Sobyanin Fires Head Of City Pharmacies

Mayor Sergei Sobyanin plowed ahead with another round of firings Tuesday during a city government meeting, including the head of state-run pharmacy chain Stolichniye Apteki, Mikhail Remizov.

Citing what he said were uncompetitive tenders for Moscow's purchases of medical supplies, Sobyanin said: “You have been warned. Don't play with budget money.”

The announcement comes a day after the mayor signed dismissal papers for Anatoly Yevseyev, who headed the city's Ryazan district. The dismissal was linked to Yevseyev's age.

Nizhegorodsky district chief Anatoly Kulikov was also replaced Monday after his contract expired, the city said. Sobyanin formally relieved Lianozovo district chief Sergei Semerkhanov of his duties "in connection with his recent death," City Hall said.

Semerkhanov, who was 58, suffered a heart attack in a restaurant Nov. 26 and died in a Moscow hospital two days later, city media reported.

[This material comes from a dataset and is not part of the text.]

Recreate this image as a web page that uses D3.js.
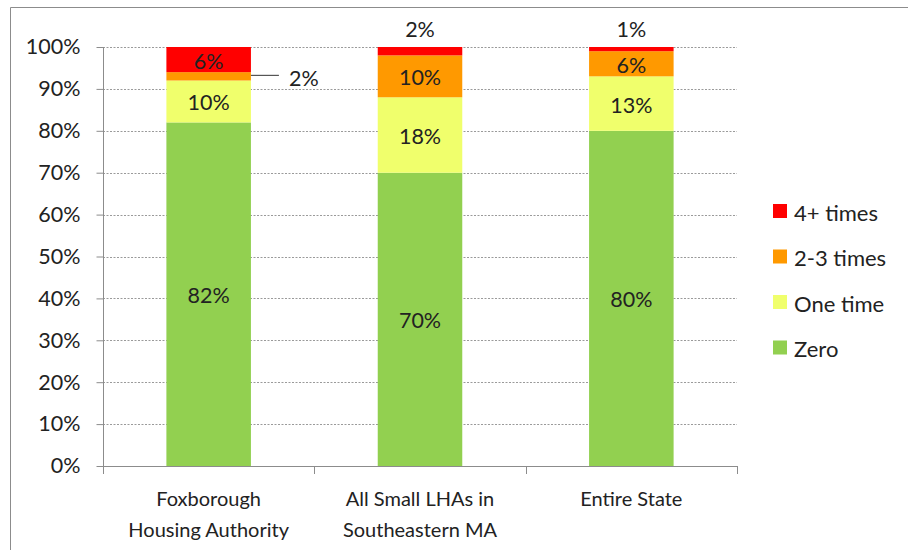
<!DOCTYPE html>
<html>
<head>
<meta charset="utf-8">
<script src="https://cdn.jsdelivr.net/npm/d3@7"></script>
<style>
	body { margin: 0; background: #fff; }
	svg { display: block; font-family: Lato, "Open Sans", sans-serif; }
</style>
</head>
<body>
<svg id="chart" width="908" height="550"></svg>
<script>
// Categories (two-line labels)
const categories = ["Foxborough Housing Authority", "All Small LHAs in Southeastern MA", "Entire State"];
const categoryLines = [["Foxborough", "Housing Authority"], ["All Small LHAs in", "Southeastern MA"], ["Entire State"]];

// Series, bottom to top
const seriesNames = ["Zero", "One time", "2-3 times", "4+ times"];
const seriesColors = ["#92D050", "#F0FF6C", "#FF9900", "#FF0000"];
const zero = [82, 70, 80];
const oneTime = [10, 18, 13];
const twoThree = [2, 10, 6];
const fourPlus = [6, 2, 1];

const yTicks = [0, 10, 20, 30, 40, 50, 60, 70, 80, 90, 100];


const svg = d3.select("#chart");

// Frame (top and left edges)
svg.append("path")
	.attr("d", "M10.5,550 V7.5 H908")
	.attr("fill", "none")
	.attr("stroke", "#8c8c8c")
	.attr("stroke-width", 1);

const margin = { left: 103, right: 171, top: 47, bottom: 84 };
const plotW = 908 - margin.left - margin.right;
const plotH = 550 - margin.top - margin.bottom;

const x = d3.scaleBand()
	.domain(categories)
	.range([margin.left, margin.left + plotW])
	.paddingInner(0.6)
	.paddingOuter(0.3);

const y = d3.scaleLinear()
	.domain([0, 100])
	.range([margin.top + plotH, margin.top]);

// Gridlines
svg.append("g")
	.selectAll("line")
	.data(yTicks.filter(t => t > 0))
	.join("line")
	.attr("x1", margin.left)
	.attr("x2", margin.left + plotW)
	.attr("y1", d => Math.round(y(d)) + .5)
	.attr("y2", d => Math.round(y(d)) + .5)
	.attr("stroke", "#9a9a9a")
	.attr("stroke-dasharray", "2,1.5");

// Stack the data
const table = categories.map((c, i) => ({
	category: c,
	"Zero": zero[i],
	"One time": oneTime[i],
	"2-3 times": twoThree[i],
	"4+ times": fourPlus[i]
}));
const stacked = d3.stack().keys(seriesNames)(table);

const layers = svg.append("g")
	.selectAll("g")
	.data(stacked)
	.join("g")
	.attr("fill", (d, i) => seriesColors[i]);

layers.selectAll("rect")
	.data(d => d)
	.join("rect")
	.attr("x", d => x(d.data.category))
	.attr("width", x.bandwidth())
	.attr("y", d => y(d[1]))
	.attr("height", d => y(d[0]) - y(d[1]));

// Data labels
const labelFont = 21.5;
layers.each(function (layer) {
	d3.select(this).selectAll("text")
		.data(layer)
		.join("text")
		.attr("font-size", labelFont)
		.attr("fill", "#222")
		.attr("dominant-baseline", "central")
		.each(function (d) {
			const v = d[1] - d[0];
			const cx = x(d.data.category) + x.bandwidth() / 2;
			const t = d3.select(this).text(v + "%");
			if (v >= 5) {
				t.attr("x", cx).attr("y", y((d[0] + d[1]) / 2) + 1).attr("text-anchor", "middle");
			} else if (layer.key === "4+ times") {
				t.attr("x", cx).attr("y", y(100) - 18).attr("text-anchor", "middle");
			} else {
				// side label with leader line
				const ly = y((d[0] + d[1]) / 2) - 1;
				const x0 = x(d.data.category) + x.bandwidth();
				svg.append("line")
					.attr("x1", x0).attr("x2", x0 + 28)
					.attr("y1", ly).attr("y2", ly)
					.attr("stroke", "#333");
				t.attr("x", x0 + 38).attr("y", ly + 3).attr("text-anchor", "start");
			}
		});
});

// Y axis
const yAxis = d3.axisLeft(y)
	.tickValues(yTicks)
	.tickSize(7)
	.tickPadding(16)
	.tickFormat(d => d + "%");

const yG = svg.append("g")
	.attr("transform", `translate(${margin.left + .5},0)`)
	.call(yAxis);
yG.select(".domain").attr("stroke", "#8c8c8c").attr("d", `M0,${y(0)}V${y(100)}`);
yG.selectAll(".tick line").attr("stroke", "#8c8c8c");
yG.selectAll(".tick text").attr("font-size", 21.5).attr("fill", "#222").attr("font-family", "Lato, sans-serif");

// X axis baseline + ticks between categories
const xG = svg.append("g");
xG.append("line")
	.attr("x1", margin.left).attr("x2", margin.left + plotW + .5)
	.attr("y1", y(0) + .5).attr("y2", y(0) + .5)
	.attr("stroke", "#8c8c8c");
const bounds = d3.range(categories.length + 1).map(i => margin.left + i * plotW / categories.length);
xG.selectAll("line.sep")
	.data(bounds)
	.join("line")
	.attr("class", "sep")
	.attr("x1", d => Math.round(d) + .5).attr("x2", d => Math.round(d) + .5)
	.attr("y1", y(0)).attr("y2", y(0) + 8)
	.attr("stroke", "#8c8c8c");

// Category labels
xG.selectAll("text")
	.data(categories)
	.join("text")
	.attr("text-anchor", "middle")
	.attr("font-size", 20)
	.attr("fill", "#222")
	.attr("x", d => x(d) + x.bandwidth() / 2)
	.attr("y", y(0) + 40)
	.each(function (d, i) {
		d3.select(this).selectAll("tspan")
			.data(categoryLines[i])
			.join("tspan")
			.attr("x", x(d) + x.bandwidth() / 2)
			.attr("dy", (l, j) => j === 0 ? 0 : 31)
			.text(l => l);
	});

// Legend, top entry first
const legend = svg.append("g")
	.attr("transform", "translate(773,211)");
const legendItems = seriesNames.slice().reverse();
const legendRow = legend.selectAll("g")
	.data(legendItems)
	.join("g")
	.attr("transform", (d, i) => `translate(0,${i * 45.5})`);
legendRow.append("rect")
	.attr("x", 0).attr("y", -7)
	.attr("width", 14).attr("height", 14)
	.attr("fill", d => seriesColors[seriesNames.indexOf(d)]);
legendRow.append("text")
	.attr("x", 21)
	.attr("y", 1)
	.attr("dominant-baseline", "central")
	.attr("font-size", 22)
	.attr("fill", "#222")
	.text(d => d);
</script>
</body>
</html>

Sobyanin said there had been flagrant violations in how the city government purchased medicine in recent years. The biggest competitive advantage belonged to Stolichniye Apteki, or Capital Pharmacies, which won 77 percent of contracts last year and 57 percent in 2010, he said.

In October, the month Sobyanin took over as mayor, the city held 46 electronic tenders for medicine, 39 of which only received one bid. In one exceptional tender, Sobyanin said, Moscow received five bids — leading to a 92 percent price reduction for the city.

Sobyanin initially chose not to institute radical personnel changes within the Moscow government structure created by his predecessor, Yury Luzhkov, who was fired in September. But he has regularly fired city officials — usually district leaders or department heads — since being confirmed as mayor on Oct. 21.

“Sooner or later,” said Andrei Klychkov, head of the Communist Party's faction in the City Duma, “all of Luzhkov's team will be changed.”

Sobyanin has dismissed nine of Moscow's 123 district heads and one prefect from the 10 administrative districts. There have been a host of other changes at the top level of Moscow government.

Apart from a wish to replace those close to Luzhkov, however, Sobyanin's exact motives and timing for sacking subordinates have left city officials wondering who will be next.

“For me it's unclear to what end he is changing everything — that's an open question,” said Sergei Mitrokhin, a former City Duma deputy and current leader of the opposition Yabloko party.

Mitrokhin said that though he had been surprised by the slow pace of the dismissals, “this is probably connected with wariness.”

“You cannot change everything at once, it would all fall apart” he added.

Oleg Mitvol, whom acting Mayor Vladimir Resin fired as prefect of the Northern Administrative District on Oct. 5, attributed the steady stream of replacements to logistical problems, saying Sobyanin would need time to carry through his changes.

“Nobody explains anything,” he said. “This is downright dangerous because it affects a lot of people.”